Introducing the Rogue Scholar Advisory Board

Introducing the Rogue Scholar Advisory Board
Photo by Todd Trapani / Unsplash

In January 2024 the new Rogue Scholar Advisory Board had its first meeting. It consists of six people with diverse expertise in scholarly blogging. Advisory Board members come from different scholarly disciplines and geographic regions, write in several languages besides English, and have different levels of technical expertise.

The Advisory Board will guide the overall direction of Rogue Scholar, looking at governance, feature development, and outreach activities. The Advisory Board will meet virtually twice a year and publish a public summary report (where this is the first one).

Vision and Mission

One important discussion at the initial Advisory Board meeting was about starting to clarify the vision and mission for Rogue Scholar. This includes short-term but also long-term goals beyond the next six months, for example, more work on clarifying what kind of organizations and blog content Rogue Scholar should aim to attract, and how the service should be positioned in relation to other scholarly output formats, such as preprints and journal articles.

Principles of Open Scholarly Infrastructure

The Rogue Scholar service was launched in 2023 and by the end of the year, the basic infrastructure to support science blogs was in place. Going forward Rogue Scholar will undertake a self-assessment against the Principles of Open Scholarly Infrastructure (POSI). This will happen in the coming months and will identify areas where more work and discussion are needed, as the service matures towards a sustainable scholarly infrastructure.

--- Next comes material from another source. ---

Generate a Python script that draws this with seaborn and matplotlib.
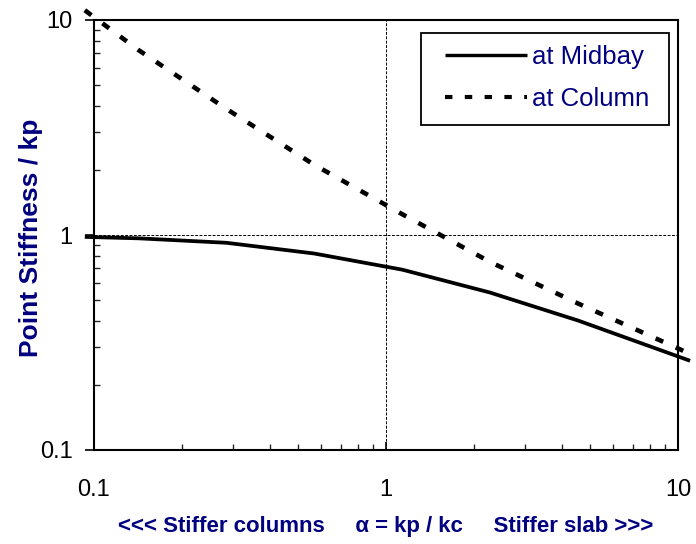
import matplotlib
matplotlib.use("Agg")
import matplotlib.pyplot as plt
import matplotlib.ticker as mticker
from matplotlib.patches import Rectangle
import numpy as np
import pandas as pd
import seaborn as sns

# ---- data ----
alpha = [0.093, 0.142, 0.284, 0.568, 1.136, 2.27, 4.55, 11.0]
midbay = [0.98, 0.965, 0.92, 0.82, 0.69, 0.54, 0.40, 0.26]
column = [11.1, 7.25, 3.86, 2.12, 1.25, 0.75, 0.48, 0.28]
series_names = ["at Midbay", "at Column"]
x_ticks = [0.1, 1, 10]
x_tick_labels = ["0.1", "1", "10"]
y_ticks = [0.1, 1, 10]
y_tick_labels = ["0.1", "1", "10"]
x_label = "<<< Stiffer columns     \u03b1 = kp / kc     Stiffer slab >>>"
y_label = "Point Stiffness / kp"

df = pd.DataFrame({
    "alpha": alpha * 2,
    "k": midbay + column,
    "series": [series_names[0]] * len(alpha) + [series_names[1]] * len(alpha),
})

sns.set_style("white")
plt.rcParams["font.family"] = ["Liberation Sans", "DejaVu Sans"]

navy = "#000080"
fig = plt.figure(figsize=(6.96, 5.44), dpi=100)
ax = fig.add_axes([94 / 696, 1 - 450 / 544, (678 - 94) / 696, (450 - 20) / 544])

sns.lineplot(data=df, x="alpha", y="k", style="series", style_order=series_names,
             dashes={series_names[0]: "", series_names[1]: (1.8, 3.0)},
             color="black", linewidth=2.7, ax=ax, sort=False, estimator=None,
             legend=True)
lines = ax.get_lines()
for ln in lines:
    ln.set_clip_on(False)
    ln.set_solid_capstyle("butt")
    ln.set_dash_capstyle("butt")
    if ln.get_linestyle() not in ("-", "solid"):
        ln.set_linewidth(3.3)

ax.set_xscale("log")
ax.set_yscale("log")
ax.set_xlim(0.1, 10)
ax.set_ylim(0.1, 10)

# reference lines at 1
ax.axvline(1, color="black", lw=0.7, ls=(0, (3, 1.5)), zorder=0.5)
ax.axhline(1, color="black", lw=0.7, ls=(0, (3, 1.5)), zorder=0.5)

ax.set_xticks(x_ticks)
ax.set_xticklabels(x_tick_labels)
ax.set_yticks(y_ticks)
ax.set_yticklabels(y_tick_labels)
ax.xaxis.set_minor_locator(mticker.LogLocator(base=10, subs=np.arange(2, 10)))
ax.yaxis.set_minor_locator(mticker.LogLocator(base=10, subs=np.arange(2, 10)))
ax.xaxis.set_minor_formatter(mticker.NullFormatter())
ax.yaxis.set_minor_formatter(mticker.NullFormatter())

ax.tick_params(axis="x", which="major", direction="in", length=6, width=1.2,
               labelsize=17, pad=21, colors="black", bottom=True)
ax.tick_params(axis="x", which="minor", direction="in", length=4, width=1.0, bottom=True)
ax.tick_params(axis="y", which="major", direction="out", length=6.5, width=1.2,
               labelsize=17, pad=9, colors="black", left=True)
ax.tick_params(axis="y", which="minor", direction="in", length=4.5, width=1.0, left=True)

for s in ax.spines.values():
    s.set_color("black")
    s.set_linewidth(1.5)
    s.set_visible(True)

ax.set_xlabel(x_label, fontsize=16, fontweight="bold", color=navy)
ax.xaxis.set_label_coords(0.5, -0.153)
ax.set_ylabel(y_label, fontsize=19, fontweight="bold", color=navy)
ax.yaxis.set_label_coords(-0.088, 0.494)

# legend frame (drawn separately to match the uneven padding of the reference)
ax.add_patch(Rectangle((0.560, 0.756), 0.9846 - 0.560, 0.970 - 0.756,
                       transform=ax.transAxes, facecolor="white", edgecolor="black",
                       lw=1.3, zorder=4))
handles, labels = ax.get_legend_handles_labels()
leg = ax.legend(handles, labels, loc="upper left", bbox_to_anchor=(0.601, 0.941),
                borderaxespad=0, borderpad=0, fontsize=18.5, labelcolor=navy,
                frameon=False, handlelength=3.2, handletextpad=0.2,
                labelspacing=0.68)
leg.set_zorder(5)
for h, src in zip(leg.get_lines(), lines):
    h.set_linewidth(src.get_linewidth() * 0.9)

fig.savefig("out.png", dpi=100)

Best practices for running a science blog

The first year running the Rogue Scholar service had a steep learning curve with many lessons learned regarding persistent identification, metadata, and long-archiving. This experience is valuable for every science blog and should be summarized in a publication targeting the second half of 2024. The initial publication of key best practices could happen via a series of blog posts and should include updates to the Rogue Scholar documentation site.

Technical work

The Rogue Scholar service has solved the registration of science blog DOIs at scale (more than 13k blog posts so far) and promptly (within 30 min after publication). The service works with all blogging platforms that make their content available in a feed. Rogue Scholar is registering important optional metadata, including ORCID identifiers, abstracts, references, relations, and funding information.

With registration, discovery (via the integrated full-text search), and long-term archiving (via the integration with Internet Archive) addressed, the main technical challenge now is the integration of the registered DOIs and metadata into the participating blogs. The solution will be specific to the respective blogging platform and will initially focus on the most popular platforms WordPress, and static site generators (Hugo, Jekyll, Quarto, that require very similar workflows).

Social Media

Social media are currently undergoing the biggest changes in many years, with the demise of Twitter, and the fragmentation of text-based social media (Mastodon, Bluesky, Threads, LinkedIn, etc.). The role of science blogs and their integration with social media platforms is changing, but the direction is not yet clear. For Rogue Scholar that means to focus the outreach activities on blog posts, email, and newsletters until a clearer picture emerges.